=== TASK GOAL ===
Your task is to retype, word for word, the lines from the start of the data through the line holding "from matplotlib.ticker import". Do not include the pictures.
○ ○ ○ ○ ○ ○ ○
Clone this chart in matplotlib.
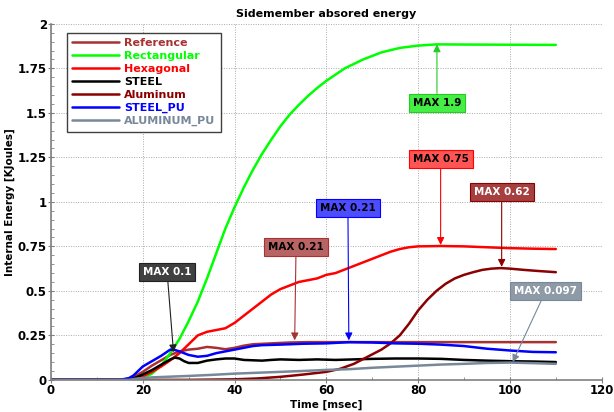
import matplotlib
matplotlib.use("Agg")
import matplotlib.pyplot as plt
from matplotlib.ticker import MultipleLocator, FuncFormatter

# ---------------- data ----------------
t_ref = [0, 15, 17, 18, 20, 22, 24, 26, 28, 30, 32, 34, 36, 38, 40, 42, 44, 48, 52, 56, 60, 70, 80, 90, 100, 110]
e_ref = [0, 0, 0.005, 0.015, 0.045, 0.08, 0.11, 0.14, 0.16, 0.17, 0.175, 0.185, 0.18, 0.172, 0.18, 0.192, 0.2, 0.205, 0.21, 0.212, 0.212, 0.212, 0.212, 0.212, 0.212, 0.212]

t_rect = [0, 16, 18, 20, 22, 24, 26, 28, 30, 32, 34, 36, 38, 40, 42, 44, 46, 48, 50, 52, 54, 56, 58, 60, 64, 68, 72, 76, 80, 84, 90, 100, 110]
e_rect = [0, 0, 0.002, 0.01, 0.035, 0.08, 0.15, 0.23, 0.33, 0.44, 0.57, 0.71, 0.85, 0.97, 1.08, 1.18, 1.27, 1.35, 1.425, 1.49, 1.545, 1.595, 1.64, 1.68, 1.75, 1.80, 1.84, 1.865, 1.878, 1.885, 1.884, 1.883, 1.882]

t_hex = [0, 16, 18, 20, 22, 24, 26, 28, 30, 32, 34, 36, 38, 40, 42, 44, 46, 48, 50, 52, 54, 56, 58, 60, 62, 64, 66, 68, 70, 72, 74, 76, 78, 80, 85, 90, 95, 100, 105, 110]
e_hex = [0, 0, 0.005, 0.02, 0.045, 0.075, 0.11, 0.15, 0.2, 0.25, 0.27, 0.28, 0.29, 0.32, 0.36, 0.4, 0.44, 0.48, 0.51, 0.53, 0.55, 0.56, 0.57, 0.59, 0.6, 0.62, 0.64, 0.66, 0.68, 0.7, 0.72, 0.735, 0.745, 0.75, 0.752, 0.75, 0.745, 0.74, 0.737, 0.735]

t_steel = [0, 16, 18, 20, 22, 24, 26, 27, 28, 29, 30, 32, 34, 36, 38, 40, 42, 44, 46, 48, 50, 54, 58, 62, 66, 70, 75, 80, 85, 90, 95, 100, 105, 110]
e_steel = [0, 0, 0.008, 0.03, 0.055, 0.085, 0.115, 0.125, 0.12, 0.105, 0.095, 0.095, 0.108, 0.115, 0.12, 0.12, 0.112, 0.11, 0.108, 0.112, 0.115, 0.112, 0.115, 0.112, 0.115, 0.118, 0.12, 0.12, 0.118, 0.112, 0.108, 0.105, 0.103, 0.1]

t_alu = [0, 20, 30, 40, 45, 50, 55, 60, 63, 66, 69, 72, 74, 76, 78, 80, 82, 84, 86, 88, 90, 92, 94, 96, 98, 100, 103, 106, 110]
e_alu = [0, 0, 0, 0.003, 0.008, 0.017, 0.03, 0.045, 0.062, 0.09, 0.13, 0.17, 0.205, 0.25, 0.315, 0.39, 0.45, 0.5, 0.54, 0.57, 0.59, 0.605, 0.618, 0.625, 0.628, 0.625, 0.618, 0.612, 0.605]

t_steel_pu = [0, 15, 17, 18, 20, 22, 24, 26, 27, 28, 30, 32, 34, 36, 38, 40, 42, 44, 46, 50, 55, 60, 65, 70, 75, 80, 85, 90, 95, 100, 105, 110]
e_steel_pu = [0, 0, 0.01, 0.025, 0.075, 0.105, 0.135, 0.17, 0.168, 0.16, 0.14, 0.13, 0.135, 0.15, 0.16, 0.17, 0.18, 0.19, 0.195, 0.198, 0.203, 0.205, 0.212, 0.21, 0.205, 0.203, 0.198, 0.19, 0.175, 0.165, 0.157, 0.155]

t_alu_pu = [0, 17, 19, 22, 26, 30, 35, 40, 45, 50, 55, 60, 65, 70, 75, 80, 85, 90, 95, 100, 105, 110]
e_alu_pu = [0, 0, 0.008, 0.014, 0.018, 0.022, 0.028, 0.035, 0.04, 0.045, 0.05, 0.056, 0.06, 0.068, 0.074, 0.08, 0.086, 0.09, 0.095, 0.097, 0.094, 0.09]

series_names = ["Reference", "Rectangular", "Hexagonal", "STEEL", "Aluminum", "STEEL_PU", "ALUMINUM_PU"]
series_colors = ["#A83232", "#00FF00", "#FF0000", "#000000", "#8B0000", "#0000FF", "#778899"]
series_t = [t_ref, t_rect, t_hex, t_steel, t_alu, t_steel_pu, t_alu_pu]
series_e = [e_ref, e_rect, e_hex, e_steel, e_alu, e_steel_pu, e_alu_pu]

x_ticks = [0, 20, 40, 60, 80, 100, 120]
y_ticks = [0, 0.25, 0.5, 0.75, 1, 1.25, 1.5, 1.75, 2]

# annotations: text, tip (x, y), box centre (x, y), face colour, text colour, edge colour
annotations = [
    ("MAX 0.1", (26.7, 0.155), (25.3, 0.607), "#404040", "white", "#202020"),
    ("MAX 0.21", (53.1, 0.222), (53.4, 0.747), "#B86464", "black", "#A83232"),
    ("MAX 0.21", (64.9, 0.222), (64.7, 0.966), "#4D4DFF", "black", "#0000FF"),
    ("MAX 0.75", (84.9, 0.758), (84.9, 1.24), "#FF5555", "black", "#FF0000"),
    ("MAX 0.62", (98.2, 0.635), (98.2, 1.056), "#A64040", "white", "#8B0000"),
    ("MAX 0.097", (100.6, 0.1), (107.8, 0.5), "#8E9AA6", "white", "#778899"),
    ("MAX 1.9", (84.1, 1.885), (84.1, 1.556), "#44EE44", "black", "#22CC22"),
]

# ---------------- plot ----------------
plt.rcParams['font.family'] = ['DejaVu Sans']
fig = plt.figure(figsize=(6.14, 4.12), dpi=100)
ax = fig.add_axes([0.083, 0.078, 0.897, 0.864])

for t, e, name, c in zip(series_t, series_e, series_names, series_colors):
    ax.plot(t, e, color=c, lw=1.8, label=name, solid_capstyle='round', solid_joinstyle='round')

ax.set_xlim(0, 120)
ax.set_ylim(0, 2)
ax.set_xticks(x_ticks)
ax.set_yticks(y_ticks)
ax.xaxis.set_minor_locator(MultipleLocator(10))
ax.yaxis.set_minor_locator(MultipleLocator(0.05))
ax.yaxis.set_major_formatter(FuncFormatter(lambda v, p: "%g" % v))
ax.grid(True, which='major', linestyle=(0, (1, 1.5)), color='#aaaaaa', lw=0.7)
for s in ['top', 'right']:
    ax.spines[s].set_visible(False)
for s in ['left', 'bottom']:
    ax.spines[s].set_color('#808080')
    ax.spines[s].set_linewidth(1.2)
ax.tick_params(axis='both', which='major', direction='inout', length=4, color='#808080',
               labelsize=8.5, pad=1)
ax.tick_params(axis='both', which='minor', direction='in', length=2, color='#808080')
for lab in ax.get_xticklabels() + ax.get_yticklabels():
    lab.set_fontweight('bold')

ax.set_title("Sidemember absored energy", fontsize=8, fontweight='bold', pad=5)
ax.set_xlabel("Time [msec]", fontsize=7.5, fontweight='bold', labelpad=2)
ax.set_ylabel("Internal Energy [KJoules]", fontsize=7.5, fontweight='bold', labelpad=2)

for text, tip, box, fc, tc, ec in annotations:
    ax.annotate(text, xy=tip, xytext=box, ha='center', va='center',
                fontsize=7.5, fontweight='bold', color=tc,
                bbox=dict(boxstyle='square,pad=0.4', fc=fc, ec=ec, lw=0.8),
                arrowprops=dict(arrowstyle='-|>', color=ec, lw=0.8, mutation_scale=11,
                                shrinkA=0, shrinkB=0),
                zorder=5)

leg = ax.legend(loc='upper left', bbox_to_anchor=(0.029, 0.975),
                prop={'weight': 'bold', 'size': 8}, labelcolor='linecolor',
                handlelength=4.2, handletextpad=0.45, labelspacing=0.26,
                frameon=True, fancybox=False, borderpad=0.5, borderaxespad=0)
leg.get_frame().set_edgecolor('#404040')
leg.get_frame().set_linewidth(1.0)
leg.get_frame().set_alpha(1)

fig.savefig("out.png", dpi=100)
○ ○ ○ ○ ○ ○ ○
=== CORRECT OUTPUT ===
Clone this chart in matplotlib.
import matplotlib
matplotlib.use("Agg")
import matplotlib.pyplot as plt
from matplotlib.ticker import MultipleLocator, FuncFormatter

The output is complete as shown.